PDF Guide
PDF Metadata: Why You Should Clean It And How
Hidden metadata in PDFs may expose authors, tools, timestamps, and internal notes. Learn why it matters and how to clean it safely in your browser.
What Is PDF Metadata?
PDF metadata includes fields like Title, Author, Subject, Keywords, Creator, Producer, and timestamps (CreationDate, ModDate). Some tools also embed hidden info or custom fields. While useful for organization, metadata can unintentionally expose who created a file, when, with which tool, and internal notes.
Why Clean Or Edit Metadata?
- Privacy: Remove personally identifiable information (PII) or internal notes.
- Brand Consistency: Ensure Author/Title reflect your organization.
- SEO: Clean titles/keywords when PDFs are indexed online.
- Compliance: Avoid leaking workflow tools and version history.
- Professionalism: Remove “Untitled” or random tool strings.
How To Clean Metadata (In Your Browser)
- Open the PDF Metadata Editor.
- Drop your PDF (no upload — client-side processing).
- Review fields: Title, Author, Subject, Keywords, Creator, Producer, Dates.
- Clear or edit sensitive fields. Keep only what you need.
- Save the file. Your PDF never left your device.
Recommended Fields
- Title: Human-readable. Avoid internal codes.
- Author: Company or team name; avoid personal names if not required.

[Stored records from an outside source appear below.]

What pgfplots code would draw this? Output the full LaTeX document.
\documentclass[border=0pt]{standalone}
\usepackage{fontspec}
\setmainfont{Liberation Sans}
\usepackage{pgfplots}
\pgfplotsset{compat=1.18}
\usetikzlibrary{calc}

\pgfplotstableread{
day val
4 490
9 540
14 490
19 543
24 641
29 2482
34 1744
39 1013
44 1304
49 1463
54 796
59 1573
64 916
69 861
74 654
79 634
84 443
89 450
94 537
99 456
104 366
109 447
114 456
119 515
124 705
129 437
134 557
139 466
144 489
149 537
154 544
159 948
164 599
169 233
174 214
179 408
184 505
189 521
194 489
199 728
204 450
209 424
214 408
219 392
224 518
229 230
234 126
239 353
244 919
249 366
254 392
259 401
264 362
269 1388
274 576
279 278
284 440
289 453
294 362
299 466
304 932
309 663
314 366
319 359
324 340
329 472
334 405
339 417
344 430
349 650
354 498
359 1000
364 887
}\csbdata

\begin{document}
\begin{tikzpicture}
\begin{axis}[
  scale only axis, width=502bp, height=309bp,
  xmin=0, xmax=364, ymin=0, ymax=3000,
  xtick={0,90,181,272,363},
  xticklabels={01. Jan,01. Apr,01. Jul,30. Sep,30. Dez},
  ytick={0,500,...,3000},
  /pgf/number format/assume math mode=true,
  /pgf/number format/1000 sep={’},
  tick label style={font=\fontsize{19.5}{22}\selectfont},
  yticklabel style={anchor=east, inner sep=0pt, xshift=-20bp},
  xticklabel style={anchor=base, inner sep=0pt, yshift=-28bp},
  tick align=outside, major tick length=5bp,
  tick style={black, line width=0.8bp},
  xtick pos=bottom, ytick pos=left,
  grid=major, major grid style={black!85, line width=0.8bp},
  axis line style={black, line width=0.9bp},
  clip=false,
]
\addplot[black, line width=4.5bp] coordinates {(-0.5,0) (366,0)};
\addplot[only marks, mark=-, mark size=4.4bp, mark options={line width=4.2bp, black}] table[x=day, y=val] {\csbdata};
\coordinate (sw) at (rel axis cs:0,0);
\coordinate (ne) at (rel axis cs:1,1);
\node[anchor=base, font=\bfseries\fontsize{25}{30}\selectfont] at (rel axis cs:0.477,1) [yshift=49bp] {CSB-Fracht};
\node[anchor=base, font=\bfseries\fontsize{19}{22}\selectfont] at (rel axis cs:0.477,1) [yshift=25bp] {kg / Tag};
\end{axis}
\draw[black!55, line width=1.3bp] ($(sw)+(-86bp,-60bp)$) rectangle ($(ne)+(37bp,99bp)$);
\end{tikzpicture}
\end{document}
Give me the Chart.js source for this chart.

- Subject: Short, descriptive summary.
- Keywords: 3–6 relevant terms (optional).
- Creator/Producer: Optional; remove if privacy sensitive.
- Dates: Keep only if needed for records.
Automation And QA
- Batch process sensitive archives regularly.
- Validate with a metadata viewer before sharing.
- Pair with compression and page resizing for safer sharing.
- For legal workflows, keep an original copy with full history.